Der Kuschelkurs mit dem Establishment brachte also nichts

Jörg Wimalasena, Die Zeit:

Es gibt eine erstaunliche Diskrepanz zwischen der vor allem auf Twitter propagierten Progressivität und Radikalität des squad und dem bereitwilligen Abnicken der politischen Projekte ihrer innerparteilichen Gegenspieler. Dabei könnten die linken Abgeordneten im Repräsentantenhaus wegen der knappen Mehrheitsverhältnisse ebenfalls jede Maßnahme der Biden-Regierung blockieren und Verbesserungen einfordern. Allerdings haben sie davon bisher noch keinen Gebrauch gemacht.

Kurz vor Zusammentritt des neuen Kongresses im Januar versuchte etwa der Comedian Jimmy Dore – ausgerechnet ebenfalls über Twitter – Bush, Alexandria Ocasio-Cortez und ihre Kollegen davon zu überzeugen, die langjährige Spitzenpolitikerin Nancy Pelosi nur dann zur Sprecherin des Repräsentantenhauses zu wählen, wenn diese sich im Gegenzug dazu verpflichte, den Gesetzesentwurf zur Einführung einer allgemeinen Krankenversicherung im Parlament zur Abstimmung zu stellen.

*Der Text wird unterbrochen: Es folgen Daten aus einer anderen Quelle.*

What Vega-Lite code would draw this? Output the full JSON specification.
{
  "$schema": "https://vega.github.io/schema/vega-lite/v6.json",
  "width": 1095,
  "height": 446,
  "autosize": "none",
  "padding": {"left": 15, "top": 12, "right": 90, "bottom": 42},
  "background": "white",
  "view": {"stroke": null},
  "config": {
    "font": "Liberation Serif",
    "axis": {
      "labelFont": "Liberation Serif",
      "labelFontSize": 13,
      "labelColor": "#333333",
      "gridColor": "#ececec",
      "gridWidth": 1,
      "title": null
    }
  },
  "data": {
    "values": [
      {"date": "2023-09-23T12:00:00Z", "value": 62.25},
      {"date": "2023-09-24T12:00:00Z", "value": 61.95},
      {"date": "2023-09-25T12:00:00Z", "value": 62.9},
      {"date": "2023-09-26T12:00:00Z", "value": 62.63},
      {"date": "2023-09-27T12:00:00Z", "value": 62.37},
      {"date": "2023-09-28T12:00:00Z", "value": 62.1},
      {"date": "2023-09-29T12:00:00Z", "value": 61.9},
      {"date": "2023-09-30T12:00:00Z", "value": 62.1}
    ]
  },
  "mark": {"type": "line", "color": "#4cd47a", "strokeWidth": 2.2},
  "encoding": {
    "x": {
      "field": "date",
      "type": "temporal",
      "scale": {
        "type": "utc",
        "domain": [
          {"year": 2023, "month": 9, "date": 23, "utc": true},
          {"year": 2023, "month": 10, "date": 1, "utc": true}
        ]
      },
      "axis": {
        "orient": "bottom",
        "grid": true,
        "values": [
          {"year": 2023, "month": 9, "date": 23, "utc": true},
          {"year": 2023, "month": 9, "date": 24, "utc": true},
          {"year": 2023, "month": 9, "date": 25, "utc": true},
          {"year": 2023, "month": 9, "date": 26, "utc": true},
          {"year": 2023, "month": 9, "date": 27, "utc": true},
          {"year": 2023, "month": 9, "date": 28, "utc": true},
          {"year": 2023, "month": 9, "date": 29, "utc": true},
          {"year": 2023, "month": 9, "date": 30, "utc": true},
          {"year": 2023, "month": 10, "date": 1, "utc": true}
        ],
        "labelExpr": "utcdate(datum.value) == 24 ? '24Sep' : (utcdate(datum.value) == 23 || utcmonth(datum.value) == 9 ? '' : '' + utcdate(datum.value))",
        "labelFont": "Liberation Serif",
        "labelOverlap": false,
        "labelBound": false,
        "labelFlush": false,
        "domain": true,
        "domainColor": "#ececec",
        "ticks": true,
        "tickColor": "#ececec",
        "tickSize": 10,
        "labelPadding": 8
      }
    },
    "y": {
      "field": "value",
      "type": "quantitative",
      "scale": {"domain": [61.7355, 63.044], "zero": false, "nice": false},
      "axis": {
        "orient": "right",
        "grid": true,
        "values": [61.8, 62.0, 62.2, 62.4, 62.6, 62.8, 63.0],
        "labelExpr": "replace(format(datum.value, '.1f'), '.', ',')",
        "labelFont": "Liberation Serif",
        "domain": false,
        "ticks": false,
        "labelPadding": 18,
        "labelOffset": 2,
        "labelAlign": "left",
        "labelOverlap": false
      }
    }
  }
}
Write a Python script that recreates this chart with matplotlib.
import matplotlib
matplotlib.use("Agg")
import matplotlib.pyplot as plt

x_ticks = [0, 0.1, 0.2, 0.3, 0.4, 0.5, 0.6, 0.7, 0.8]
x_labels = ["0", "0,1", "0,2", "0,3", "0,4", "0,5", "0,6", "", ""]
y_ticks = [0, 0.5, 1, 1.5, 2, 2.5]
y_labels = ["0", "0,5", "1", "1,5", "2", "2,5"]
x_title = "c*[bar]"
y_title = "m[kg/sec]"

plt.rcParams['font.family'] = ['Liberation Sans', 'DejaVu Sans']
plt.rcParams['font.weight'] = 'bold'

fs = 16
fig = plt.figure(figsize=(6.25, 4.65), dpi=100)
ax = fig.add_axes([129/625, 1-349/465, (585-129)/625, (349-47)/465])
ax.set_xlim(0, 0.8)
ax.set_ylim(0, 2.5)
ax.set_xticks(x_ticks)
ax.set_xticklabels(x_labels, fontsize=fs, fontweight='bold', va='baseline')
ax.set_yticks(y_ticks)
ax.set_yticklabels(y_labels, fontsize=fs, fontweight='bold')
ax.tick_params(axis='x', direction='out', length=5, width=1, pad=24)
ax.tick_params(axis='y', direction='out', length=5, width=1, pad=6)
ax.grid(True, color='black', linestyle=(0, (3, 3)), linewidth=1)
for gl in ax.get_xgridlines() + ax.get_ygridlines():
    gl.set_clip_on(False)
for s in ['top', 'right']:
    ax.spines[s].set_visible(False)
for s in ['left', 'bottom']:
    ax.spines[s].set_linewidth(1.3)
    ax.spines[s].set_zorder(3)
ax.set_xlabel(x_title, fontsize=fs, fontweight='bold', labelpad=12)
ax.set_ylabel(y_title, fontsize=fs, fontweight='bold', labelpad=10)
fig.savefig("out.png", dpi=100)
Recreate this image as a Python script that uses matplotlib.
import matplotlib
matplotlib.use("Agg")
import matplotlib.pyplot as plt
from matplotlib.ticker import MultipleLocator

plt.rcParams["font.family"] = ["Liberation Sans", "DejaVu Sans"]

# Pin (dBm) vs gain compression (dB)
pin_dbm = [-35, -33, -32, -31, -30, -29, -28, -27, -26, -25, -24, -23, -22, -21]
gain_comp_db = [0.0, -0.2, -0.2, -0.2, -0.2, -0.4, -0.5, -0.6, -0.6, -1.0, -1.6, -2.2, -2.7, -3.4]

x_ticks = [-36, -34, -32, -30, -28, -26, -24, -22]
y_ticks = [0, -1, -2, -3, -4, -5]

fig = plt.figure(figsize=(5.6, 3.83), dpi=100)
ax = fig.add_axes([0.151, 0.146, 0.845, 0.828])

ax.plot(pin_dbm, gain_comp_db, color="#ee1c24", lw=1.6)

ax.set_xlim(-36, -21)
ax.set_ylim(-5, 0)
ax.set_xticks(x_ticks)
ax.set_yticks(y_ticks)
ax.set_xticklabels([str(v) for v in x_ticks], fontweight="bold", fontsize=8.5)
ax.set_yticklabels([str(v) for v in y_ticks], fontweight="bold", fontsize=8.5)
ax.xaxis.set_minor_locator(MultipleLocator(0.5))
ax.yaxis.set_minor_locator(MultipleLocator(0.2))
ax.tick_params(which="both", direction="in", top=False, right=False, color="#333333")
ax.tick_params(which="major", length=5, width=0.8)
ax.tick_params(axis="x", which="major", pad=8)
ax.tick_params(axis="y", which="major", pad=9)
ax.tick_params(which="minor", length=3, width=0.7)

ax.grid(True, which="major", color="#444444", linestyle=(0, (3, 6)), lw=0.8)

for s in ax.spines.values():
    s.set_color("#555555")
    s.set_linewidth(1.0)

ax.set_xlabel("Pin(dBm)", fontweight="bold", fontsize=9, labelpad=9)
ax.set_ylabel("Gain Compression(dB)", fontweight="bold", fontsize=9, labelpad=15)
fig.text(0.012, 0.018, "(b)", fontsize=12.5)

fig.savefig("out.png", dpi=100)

Natürlich ließe sich der Sinn dieser Maßnahme infrage stellen, denn es gibt bei den Demokraten keine Mehrheit für Medicare for all.

Ocasio-Cortez erteilte der Forderung dementsprechend eine Absage. Erstaunlich war aber ihre Begründung. Statt der forcierten Abstimmung sei es wichtig, „altgediente Progressive in Führungspositionen“ – gemeint waren wohl wichtige Ausschussmitgliedschaften – zu bringen und über „Bewegungsdruck“ von außen die Reform populärer zu machen. Wenige Tage später verlor die Abgeordnete aus New York dann ihren Sitz im Energieausschuss. Der Ausschussvorsitzende Henry Cuellar machte unmissverständlich klar, dass Ocasio-Cortez‘ Unterstützung für linke parteiinterne Herausforderer sie den Sitz gekostet hatte. Der Kuschelkurs mit dem Establishment brachte ihr persönlich also nichts.